Rebuilding the Firewall Against Repression
Fixing this requires more than just better paperwork. It requires a fundamental shift in how we treat "diplomatic assurances." They should be treated as a legal fiction. Any country that accepts a promise of "humane treatment" from a known human rights violator should be held legally liable in international courts as an accomplice to the subsequent disappearance.
Furthermore, democratic nations need to provide a genuine alternative to the economic pressure exerted by Beijing. If a developing nation is forced to choose between a bridge and a refugee’s life, and the only entity offering the bridge is the one demanding the refugee, the outcome is predetermined.

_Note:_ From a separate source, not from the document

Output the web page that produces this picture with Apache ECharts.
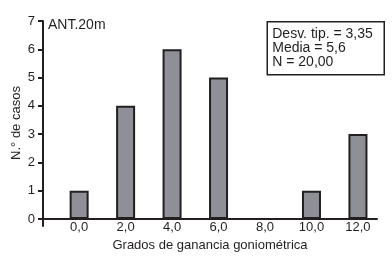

The Disappeared are the Data
Every one of those 40 individuals had a life, a family, and a story. By reducing them to a statistic in a UN report, we inadvertently help the process of their erasure. The goal of forced return is not just to punish the individual, but to delete them from the global conversation. When someone is "disappeared," they stop being an activist or a witness; they become a cautionary tale used to silence others.
We have to stop treating these events as "incidents" and start treating them as a coordinated global strategy. The infrastructure of repression is being built in plain sight, using the tools of international law—extradition treaties, police cooperation, and border security—to dismantle the very concept of human rights.
If the international community cannot protect 40 people whose danger was documented and known, then the current system of asylum is not just failing; it is extinct. The next time a host country is asked to hand over a dissident, they will look at the precedent set today. They will see that the UN "decried" the action, and then they will see that nothing else happened.
Check the extradition logs of transit hubs in the Middle East and Southeast Asia. You will find the ghosts of a thousand similar deals, written in the margins of trade agreements.